In my home country, the Russian Federation, there are some legal tech apps that consult clients about simple cases, for example about most common legal documents, however, these systems are still very limited for now.

5- How do you think AI is changing the future of the law firms?

There were several attempts to bring AI to the legal sector, most notable are ROSS – the project, based on IBM Watson technology and Luminance – the project, originally from the University of Cambridge. These steps were tiny because they were oriented to help lawyers in their daily tasks, then towards clients. These technologies help lawyers review cases, laws and track contracts,  however, real change would be, when artificial lawyers would start to consult real clients. I follow many initiatives, for example, ELTA – the European Legal Tech Association, and read discussions in academic journals, and I agree with those industry experts, who say that AI will increase transparency of lawyers’ job, because many people do not understand what lawyers really do, and why they are so high paid.

Many lawyers fear that AI would replace them completely and they lose their jobs.
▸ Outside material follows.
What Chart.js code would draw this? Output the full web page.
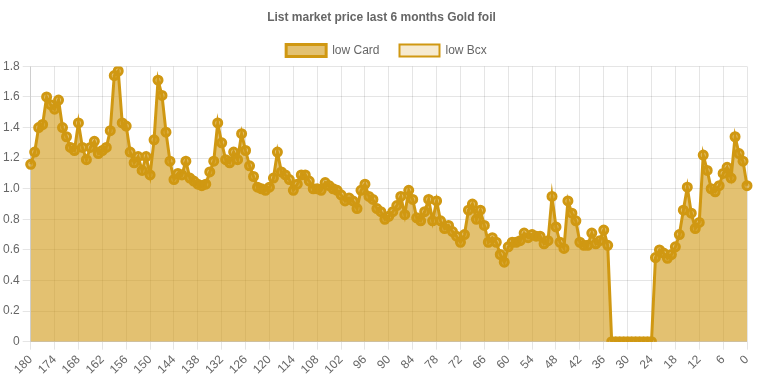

It is not correct. First of all, in aforesaid complicated legal issues, like crimes or divorces, “human lawyers” are still needed. Secondly, AI will give small law firms opportunities to develop their business and cut costs. A lawyer would work only on most important and complicated projects, while everyday consultations and paralegal tasks would move to cloud systems, that could cost 15, 25, 50, or even 100 dollars per month – and are still cheaper than hire paralegals!

So, to make a long story short, AI will change the job of lawyer completely. It will change not only what lawyer does every day, but also how it communicate with clients.

6- Tell us about your approach?

I believe that best tech projects were created by people, who had domain experience, not only technological skills. I mentioned Uber, Airbnb, Transferwise and there are many others. That is the problem of the legal tech community: many startups were built by people without legal experience! My approach is different, I move from my own experience, from industry experience, from clients’ perspective, because I want to build solutions, that would solve existing problems, not create new ones.

7- Do you think your mindset has anything to do with success?

I think that everybody can achieve success. I started as a lawyer – the most “non-tech profession”, and became an engineer, and the engineer who works with AI, cloud systems etc. That is quite challenging even for those guys with respected degrees in computer science. So, I think, I can call it a success. To achieve success, I use the old simple hack – I break big goals to smaller, more achievable, simple and realistic. When I complete a goal, it gives me a feeling of satisfaction.

8- If you could turn the time, what would you love to change?

You know, every one of us sometimes thinks about changing the past. However, I like to remind the words of Sir Richard Branson: “You don’t learn to walk by following rules. You learn by doing, and by falling over”. We learn from our mistakes, and how we can learn without them? So, I do not want to turn the time.

9- What are you most excited about at the moment?

It can sound trivially, but I am excited about life in general! Life gives us every day new opportunities, but many people, how wisely noticed Thomas Edison, miss them. I think, that most existing in my life, that I have a job, that I love to do. Although, I have some hobbies, that keep me fresh. For example, I like to learn foreign languages, I can already speak fluent Spanish and German. And of course Russian and English. And I keep learning! This helps me to communicate with people from different cultures and backgrounds, to share my ideas and to learn something new from them.

10- The last word or final thoughts?

Technologies are a double-edged sword. While Elon Mask predicts a worst case scenario of using AI, I think AI opens a lot of opportunities to humans. However, we are just at the beginning of a new digital era, and no one could forecast what could be. But I try to stay optimistic. Thank you for an interview.